Image: Vincent Van Gogh, ‘The Potato Eaters’, 1885.
‘A dwelling-place for God’
Andrew Collis
Ordinary Sunday 21, Year B
1 Kings 8:(1, 6, 10-11), 22-30, 41-43; Psalm 84; John 6:56-69
John’s Jesus is a teacher of Wisdom. John’s Jesus is also Wisdom personified, Sophia incarnate. The offence, the “stumbling block”, has to do with this.
It’s one thing to accept the teaching of a teacher. It’s something else to accept/welcome the teacher, which entails another level of understanding, another kind of intimacy. Lives entwined.
Appreciating the generous and costly service/witness of a teacher (brother, sister, elder, co-worker, volunteer). Perhaps hearing the voice of a teacher (ancestor, mentor, friend) within. Or living out a teacher’s philosophy of compassion. Then becoming a teacher, at one with the teaching itself.
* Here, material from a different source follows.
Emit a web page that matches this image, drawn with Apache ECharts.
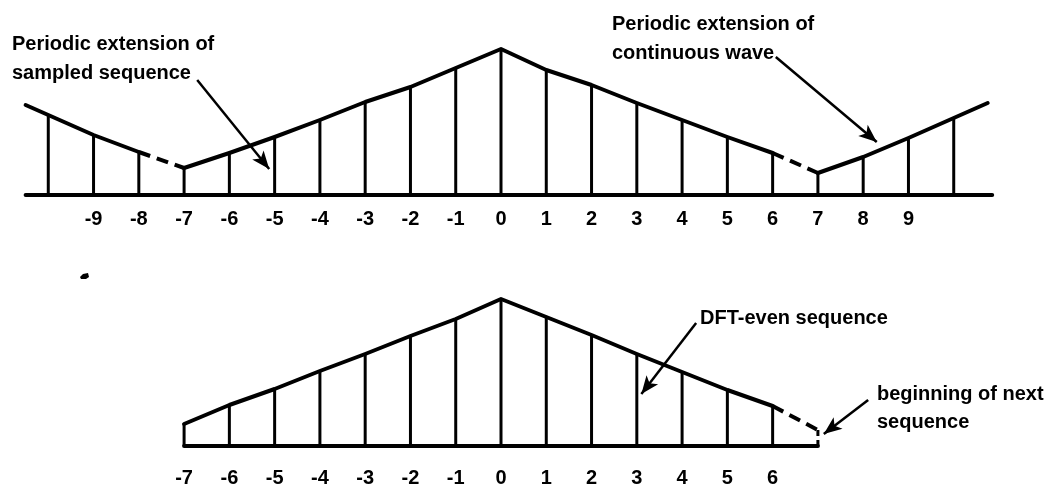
<!DOCTYPE html>
<html><head><meta charset="utf-8">
<script src="https://cdn.jsdelivr.net/npm/echarts@6/dist/echarts.min.js"></script>
<style>html,body{margin:0;padding:0;background:#fff}#c{width:1051px;height:490px}</style>
</head><body><div id="c"></div>
<script>
// ---------- DATA ----------
// Top panel: sampled periodic extension, n = -10 .. 10
const topN    = [-10,-9,-8,-7,-6,-5,-4,-3,-2,-1,0,1,2,3,4,5,6,7,8,9,10];
const topVals = [80,60,43,27,42,58,75,93,108,127,146,125,110,92,75,58,42,22,38,57,77];
const topWaveStart = [-10.5, 90];   // continuous wave, left end
const topWaveEnd   = [10.75, 92];   // continuous wave, right end
const topBaseRange = [-10.5, 10.85];
const topGaps = [[-8,-7],[6,7]];    // dashed pieces of the wave
const topTickLabels = [-9,-8,-7,-6,-5,-4,-3,-2,-1,0,1,2,3,4,5,6,7,8,9];

// Bottom panel: DFT-even sequence, n = -7 .. 6
const botN    = [-7,-6,-5,-4,-3,-2,-1,0,1,2,3,4,5,6];
const botVals = [22,41,57,75,92,110,127,147,129,111,92,74,56,40];
const botNext = [7, 16];            // beginning of next sequence
const botBaseRange = [-7, 7];
const botTickLabels = [-7,-6,-5,-4,-3,-2,-1,0,1,2,3,4,5,6];

// ---------- BUILD ----------
const FONT = 'Liberation Sans';
const pairs = (ns, vs) => ns.map((n,i)=>[n, vs[i]]);
const topPts = pairs(topN, topVals);
const botPts = pairs(botN, botVals);
const between = (pts,a,b) => pts.filter(p=>p[0]>=a && p[0]<=b);

function stems(xi, data, dashed){
  return {type:'custom', xAxisIndex:xi, yAxisIndex:xi, data, silent:true, clip:false, z:3,
    encode:{x:0,y:1},
    renderItem:(params, api)=>{
      const p0 = api.coord([api.value(0), 0]);
      const p1 = api.coord([api.value(0), api.value(1)]);
      return {type:'line', shape:{x1:p0[0],y1:p0[1],x2:p1[0],y2:p1[1]},
        style:{stroke:'#000', lineWidth:3, lineDash: dashed ? [6,4] : null}};
    }};
}
function wave(xi, data, dashed, extra){
  return Object.assign({type:'line', xAxisIndex:xi, yAxisIndex:xi, data, showSymbol:false, silent:true,
    animation:false, z:4,
    lineStyle:{color:'#000', width:4, type: dashed ? [12,7] : 'solid', cap: dashed ? 'butt':'round', join:'round'}}, extra||{});
}
const arrowML = (list) => ({silent:true, animation:false, symbol:['none','arrow'], symbolSize:[11,18],
  lineStyle:{color:'#000', width:2.5, type:'solid'}, label:{show:false}, emphasis:{disabled:true},
  data: list.map(a=>[{coord:a[0]},{coord:a[1]}])});

const series = [];
// top
series.push(wave(0, [[topBaseRange[0],0],[topBaseRange[1],0]], false, {
  markLine: arrowML([[[-6.71,115],[-5.12,26]], [[6.07,138],[8.30,53]]])
}));
series.push(stems(0, topPts, false));
series.push(wave(0, [topWaveStart].concat(between(topPts, -Infinity, topGaps[0][0]))));
series.push(wave(0, between(topPts, topGaps[0][0], topGaps[0][1]), true));
series.push(wave(0, between(topPts, topGaps[0][1], topGaps[1][0])));
series.push(wave(0, between(topPts, topGaps[1][0], topGaps[1][1]), true));
series.push(wave(0, between(topPts, topGaps[1][1], Infinity).concat([topWaveEnd])));
// bottom
series.push(wave(1, [[botBaseRange[0],0],[botBaseRange[1],0]], false, {
  markLine: arrowML([[[4.31,123],[3.10,52]], [[8.11,46],[7.13,12]]])
}));
series.push(stems(1, botPts, false));
series.push(stems(1, [botNext], true));
series.push(wave(1, botPts));
series.push(wave(1, [botPts[botPts.length-1], botNext], true));

function xAxis(gi, labels, margin){
  return {type:'value', gridIndex:gi, min:-11, max:11, interval:1,
    axisLine:{show:false}, axisTick:{show:false}, splitLine:{show:false},
    axisLabel:{show:true, margin, color:'#000', fontSize:20, fontWeight:'bold', fontFamily:FONT,
      showMinLabel:true, showMaxLabel:true, hideOverlap:false,
      formatter: v => labels.indexOf(v) >= 0 ? String(v) : ''}};
}
const yAxis = gi => ({type:'value', gridIndex:gi, min:0, max:150, show:false});

const txt = (x,y,text,lh) => ({type:'text', x, y, silent:true,
  style:{text, fill:'#000', fontSize:20, fontWeight:'bold', fontFamily:FONT, lineHeight:lh, verticalAlign:'top'}});

const option = {
  backgroundColor:'#fff',
  animation:false,
  grid:[{left:0, width:999, top:45, height:150},{left:0, width:999, top:296, height:150}],
  xAxis:[xAxis(0, topTickLabels, 14), xAxis(1, botTickLabels, 22)],
  yAxis:[yAxis(0), yAxis(1)],
  series,
  graphic:[
    txt(12, 30, 'Periodic extension of\nsampled sequence', 29),
    txt(612, 10, 'Periodic extension of\ncontinuous wave', 29),
    txt(700, 304, 'DFT-even sequence', 29),
    txt(877, 380, 'beginning of next\nsequence', 28),
    {type:'polygon', silent:true, shape:{points:[[80,277],[83,274],[88,273],[89,277],[86,279],[81,279]]}, style:{fill:'#000'}}
  ]
};
const chart = echarts.init(document.getElementById('c'), null, {renderer:'canvas'});
chart.setOption(option);
</script></body></html>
When the teacher is vulnerable, persecuted even … the intimacy brings risk, therefore resistance. We break bread with Jesus. We become what we receive – the body of Christ. Many disciples remark, “We can’t put up with this kind of talk!” Jesus says to the Twelve, “Are you going to leave me, too?”
Simon Peter, trembling, answers on our behalf, “Rabbi, where would we go? You have the words of eternal life. We have come to believe; we’re convinced that you are the Holy One of God.”
By the power of the Spirit, our notions of holiness are transformed. The holy comes to signify faithfulness, intimacy, solidarity …
In 1885, Dutch artist Vincent Van Gogh painted “The Potato Eaters”. At the time, it was regarded an offensive work, its peasant family an unworthy artistic subject. Many bourgeois viewers were repulsed by it – felt repelled by its invitation to empathise. In time, as we know, they considered it a masterpiece, a moving depiction of humanity … of lives entwined.
Vincent could not depict angels, magi or shepherds he had never seen. Instead, he found the divine in nature and the sacred in everyday people from peasants and sand barge workers to cradle rockers and postal workers. His form of innovation was simply extracting these common, everyday scenes from reality and imbuing them with touches from previous masters. The implication is that within the ordinary is the sacred …
The small crucifix hanging on the wall in the background is the only overt reference to Christianity. The painting might seem rather discordant but for its one unifying element: the lamp, with its warm glow … The lamp was Vincent’s symbol of love and recalls the light of the gospel he once brought into the huts of the peasants and miners.
In the context of “The Potato Eaters”, the lamp above the table shines a eucharistic light … hospitality, intimacy … potatoes, bread and coffee … the light of lives entwined.
Swiss theologian Hans Urs von Balthasar says that recognising this kind of beauty, being drawn toward it (seeing through what at first offends or confounds), means communion with Christ.
I acknowledge the generous and costly service/witness of Garry Worete Deverell, a cross-cultural theologian, teacher … for whom the dwelling-place of God in Christ – Sophia incarnate – means Country … who invites us, with Solomon and the psalmist – perhaps with Vincent, too – to imagine this house of sand and stone, wood and glass (Country mis/appropriated, dis/respected) … this place of water and light and life-giving hospitality (our own hearts and hands called to sharing, caring for Country) … an icon of our true home.
By the power of the Spirit, our notions of holiness are transformed. The holy comes to signify faithfulness, intimacy, solidarity … abundant life. May it be so. Amen.